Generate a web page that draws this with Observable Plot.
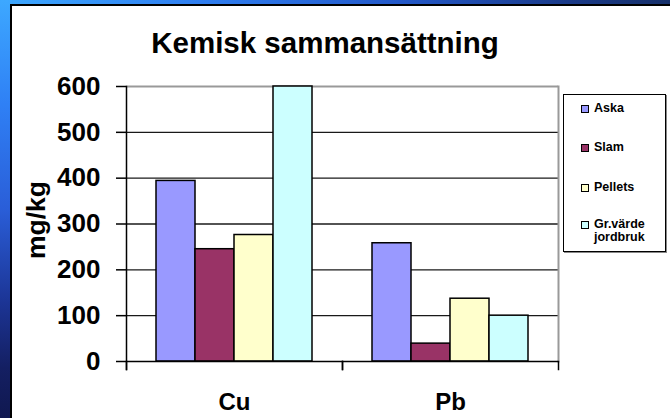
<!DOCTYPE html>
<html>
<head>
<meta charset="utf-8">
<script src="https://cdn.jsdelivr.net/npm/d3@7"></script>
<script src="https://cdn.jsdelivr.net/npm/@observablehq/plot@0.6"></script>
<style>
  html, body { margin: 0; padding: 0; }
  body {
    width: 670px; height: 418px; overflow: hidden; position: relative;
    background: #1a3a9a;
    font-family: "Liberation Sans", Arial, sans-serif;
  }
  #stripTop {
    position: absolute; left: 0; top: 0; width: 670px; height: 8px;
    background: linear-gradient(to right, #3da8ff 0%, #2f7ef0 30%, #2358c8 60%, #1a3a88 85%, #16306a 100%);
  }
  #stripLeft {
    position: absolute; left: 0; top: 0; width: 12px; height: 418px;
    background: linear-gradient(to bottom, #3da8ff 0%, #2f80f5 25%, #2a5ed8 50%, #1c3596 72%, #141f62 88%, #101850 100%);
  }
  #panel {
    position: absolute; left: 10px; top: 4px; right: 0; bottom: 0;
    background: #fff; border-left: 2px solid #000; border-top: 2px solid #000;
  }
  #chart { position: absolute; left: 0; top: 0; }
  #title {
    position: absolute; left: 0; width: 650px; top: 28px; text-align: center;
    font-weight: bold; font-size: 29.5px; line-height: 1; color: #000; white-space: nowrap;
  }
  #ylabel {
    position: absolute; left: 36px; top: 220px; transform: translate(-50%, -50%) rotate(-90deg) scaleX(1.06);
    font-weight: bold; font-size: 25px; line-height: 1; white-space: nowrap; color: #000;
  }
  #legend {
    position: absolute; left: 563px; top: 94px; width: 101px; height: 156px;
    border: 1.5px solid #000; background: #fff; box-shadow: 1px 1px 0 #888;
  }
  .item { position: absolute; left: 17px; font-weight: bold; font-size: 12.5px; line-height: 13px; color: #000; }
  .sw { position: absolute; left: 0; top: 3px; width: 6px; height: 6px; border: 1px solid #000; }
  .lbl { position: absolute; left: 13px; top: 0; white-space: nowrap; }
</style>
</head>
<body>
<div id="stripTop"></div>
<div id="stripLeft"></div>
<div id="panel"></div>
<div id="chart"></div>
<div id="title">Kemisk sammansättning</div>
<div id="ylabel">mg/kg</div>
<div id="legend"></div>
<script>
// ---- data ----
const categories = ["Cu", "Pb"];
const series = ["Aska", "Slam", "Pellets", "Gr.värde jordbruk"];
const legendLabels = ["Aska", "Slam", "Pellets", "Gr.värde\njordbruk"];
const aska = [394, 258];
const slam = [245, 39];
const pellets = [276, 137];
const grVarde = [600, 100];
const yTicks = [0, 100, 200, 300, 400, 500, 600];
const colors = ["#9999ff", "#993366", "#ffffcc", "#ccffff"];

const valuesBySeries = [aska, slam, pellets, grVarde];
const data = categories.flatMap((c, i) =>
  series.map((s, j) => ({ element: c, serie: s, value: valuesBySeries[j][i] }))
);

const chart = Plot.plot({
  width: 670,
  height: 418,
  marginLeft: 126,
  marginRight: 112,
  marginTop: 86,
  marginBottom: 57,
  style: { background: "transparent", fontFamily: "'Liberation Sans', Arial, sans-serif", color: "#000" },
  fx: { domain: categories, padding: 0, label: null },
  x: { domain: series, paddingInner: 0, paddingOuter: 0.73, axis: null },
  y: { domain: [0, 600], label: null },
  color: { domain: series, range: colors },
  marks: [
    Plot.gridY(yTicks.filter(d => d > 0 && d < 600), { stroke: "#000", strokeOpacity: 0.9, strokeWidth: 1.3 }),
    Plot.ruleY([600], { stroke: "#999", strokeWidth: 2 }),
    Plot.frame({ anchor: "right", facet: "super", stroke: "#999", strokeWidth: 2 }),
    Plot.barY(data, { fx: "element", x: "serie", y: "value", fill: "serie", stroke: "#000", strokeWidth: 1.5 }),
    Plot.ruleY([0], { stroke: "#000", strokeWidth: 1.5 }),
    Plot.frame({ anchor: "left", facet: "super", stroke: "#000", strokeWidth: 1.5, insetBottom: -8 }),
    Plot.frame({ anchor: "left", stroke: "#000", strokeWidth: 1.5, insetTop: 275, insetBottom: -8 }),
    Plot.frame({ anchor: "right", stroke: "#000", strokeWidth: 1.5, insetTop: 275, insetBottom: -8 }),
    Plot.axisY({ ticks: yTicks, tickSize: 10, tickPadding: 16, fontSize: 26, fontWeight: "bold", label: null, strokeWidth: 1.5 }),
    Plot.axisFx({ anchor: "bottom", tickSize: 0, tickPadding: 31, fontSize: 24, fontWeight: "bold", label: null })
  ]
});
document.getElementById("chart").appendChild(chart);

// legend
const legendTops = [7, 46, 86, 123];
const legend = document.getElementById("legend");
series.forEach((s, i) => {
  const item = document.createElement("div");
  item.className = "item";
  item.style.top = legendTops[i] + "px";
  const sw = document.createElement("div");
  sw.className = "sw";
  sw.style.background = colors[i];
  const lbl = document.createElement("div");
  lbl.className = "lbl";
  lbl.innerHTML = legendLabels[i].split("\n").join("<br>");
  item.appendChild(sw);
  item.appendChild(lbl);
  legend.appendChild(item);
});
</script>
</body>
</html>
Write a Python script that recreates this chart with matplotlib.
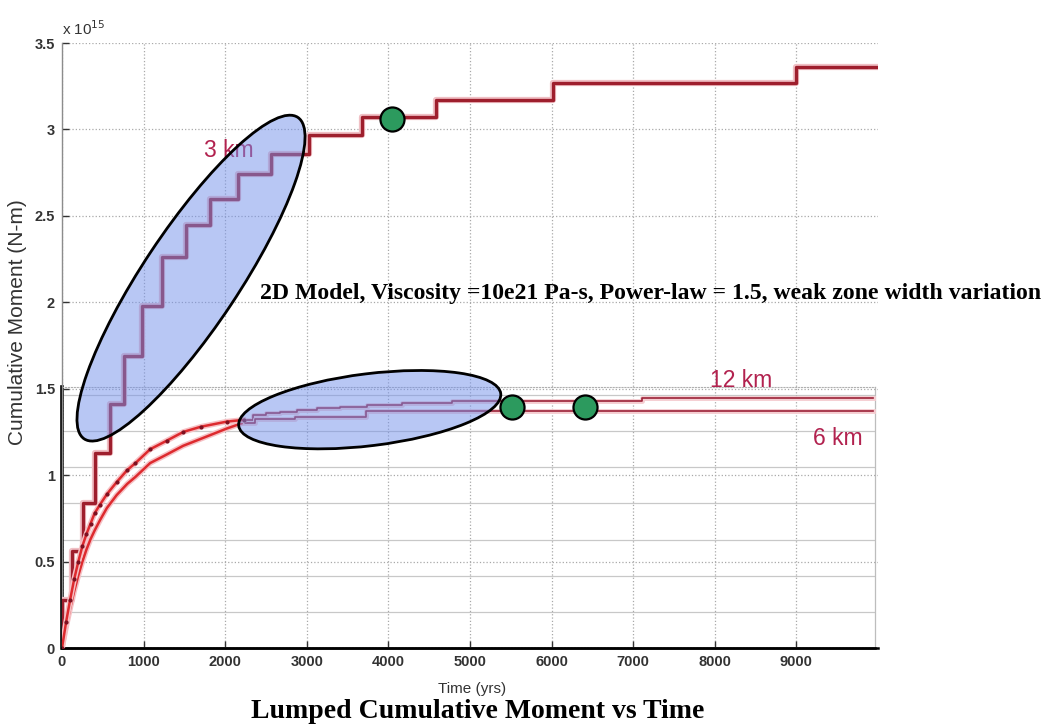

^^^^

| SET PROBLEM |
What is needed is an exact reproduction of the data, pictures excluded.

| OUTPUT OF THE EXERCISE |
Generate a web page that draws this with Observable Plot.
<!DOCTYPE html>
<html>
<head>
<meta charset="utf-8">
<script src="https://cdn.jsdelivr.net/npm/d3@7"></script>
<script src="https://cdn.jsdelivr.net/npm/@observablehq/plot@0.6"></script>
<style>
  html, body { margin: 0; padding: 0; }
  body {
    width: 670px; height: 418px; overflow: hidden; position: relative;
    background: #1a3a9a;
    font-family: "Liberation Sans", Arial, sans-serif;
  }
  #stripTop {
    position: absolute; left: 0; top: 0; width: 670px; height: 8px;
    background: linear-gradient(to right, #3da8ff 0%, #2f7ef0 30%, #2358c8 60%, #1a3a88 85%, #16306a 100%);
  }
  #stripLeft {
    position: absolute; left: 0; top: 0; width: 12px; height: 418px;
    background: linear-gradient(to bottom, #3da8ff 0%, #2f80f5 25%, #2a5ed8 50%, #1c3596 72%, #141f62 88%, #101850 100%);
  }
  #panel {
    position: absolute; left: 10px; top: 4px; right: 0; bottom: 0;
    background: #fff; border-left: 2px solid #000; border-top: 2px solid #000;
  }
  #chart { position: absolute; left: 0; top: 0; }
  #title {
    position: absolute; left: 0; width: 650px; top: 28px; text-align: center;
    font-weight: bold; font-size: 29.5px; line-height: 1; color: #000; white-space: nowrap;
  }
  #ylabel {
    position: absolute; left: 36px; top: 220px; transform: translate(-50%, -50%) rotate(-90deg) scaleX(1.06);
    font-weight: bold; font-size: 25px; line-height: 1; white-space: nowrap; color: #000;
  }
  #legend {
    position: absolute; left: 563px; top: 94px; width: 101px; height: 156px;
    border: 1.5px solid #000; background: #fff; box-shadow: 1px 1px 0 #888;
  }
  .item { position: absolute; left: 17px; font-weight: bold; font-size: 12.5px; line-height: 13px; color: #000; }
  .sw { position: absolute; left: 0; top: 3px; width: 6px; height: 6px; border: 1px solid #000; }
  .lbl { position: absolute; left: 13px; top: 0; white-space: nowrap; }
</style>
</head>
<body>
<div id="stripTop"></div>
<div id="stripLeft"></div>
<div id="panel"></div>
<div id="chart"></div>
<div id="title">Kemisk sammansättning</div>
<div id="ylabel">mg/kg</div>
<div id="legend"></div>
<script>
// ---- data ----
const categories = ["Cu", "Pb"];
const series = ["Aska", "Slam", "Pellets", "Gr.värde jordbruk"];
const legendLabels = ["Aska", "Slam", "Pellets", "Gr.värde\njordbruk"];
const aska = [394, 258];
const slam = [245, 39];
const pellets = [276, 137];
const grVarde = [600, 100];
const yTicks = [0, 100, 200, 300, 400, 500, 600];
const colors = ["#9999ff", "#993366", "#ffffcc", "#ccffff"];

const valuesBySeries = [aska, slam, pellets, grVarde];
const data = categories.flatMap((c, i) =>
  series.map((s, j) => ({ element: c, serie: s, value: valuesBySeries[j][i] }))
);

const chart = Plot.plot({
  width: 670,
  height: 418,
  marginLeft: 126,
  marginRight: 112,
  marginTop: 86,
  marginBottom: 57,
  style: { background: "transparent", fontFamily: "'Liberation Sans', Arial, sans-serif", color: "#000" },
  fx: { domain: categories, padding: 0, label: null },
  x: { domain: series, paddingInner: 0, paddingOuter: 0.73, axis: null },
  y: { domain: [0, 600], label: null },
  color: { domain: series, range: colors },
  marks: [
    Plot.gridY(yTicks.filter(d => d > 0 && d < 600), { stroke: "#000", strokeOpacity: 0.9, strokeWidth: 1.3 }),
    Plot.ruleY([600], { stroke: "#999", strokeWidth: 2 }),
    Plot.frame({ anchor: "right", facet: "super", stroke: "#999", strokeWidth: 2 }),
    Plot.barY(data, { fx: "element", x: "serie", y: "value", fill: "serie", stroke: "#000", strokeWidth: 1.5 }),
    Plot.ruleY([0], { stroke: "#000", strokeWidth: 1.5 }),
    Plot.frame({ anchor: "left", facet: "super", stroke: "#000", strokeWidth: 1.5, insetBottom: -8 }),
    Plot.frame({ anchor: "left", stroke: "#000", strokeWidth: 1.5, insetTop: 275, insetBottom: -8 }),
    Plot.frame({ anchor: "right", stroke: "#000", strokeWidth: 1.5, insetTop: 275, insetBottom: -8 }),
    Plot.axisY({ ticks: yTicks, tickSize: 10, tickPadding: 16, fontSize: 26, fontWeight: "bold", label: null, strokeWidth: 1.5 }),
    Plot.axisFx({ anchor: "bottom", tickSize: 0, tickPadding: 31, fontSize: 24, fontWeight: "bold", label: null })
  ]
});
document.getElementById("chart").appendChild(chart);

// legend
const legendTops = [7, 46, 86, 123];
const legend = document.getElementById("legend");
series.forEach((s, i) => {
  const item = document.createElement("div");
  item.className = "item";
  item.style.top = legendTops[i] + "px";
  const sw = document.createElement("div");
  sw.className = "sw";
  sw.style.background = colors[i];
  const lbl = document.createElement("div");
  lbl.className = "lbl";
  lbl.innerHTML = legendLabels[i].split("\n").join("<br>");
  item.appendChild(sw);
  item.appendChild(lbl);
  legend.appendChild(item);
});
</script>
</body>
</html>
Write a Python script that recreates this chart with matplotlib.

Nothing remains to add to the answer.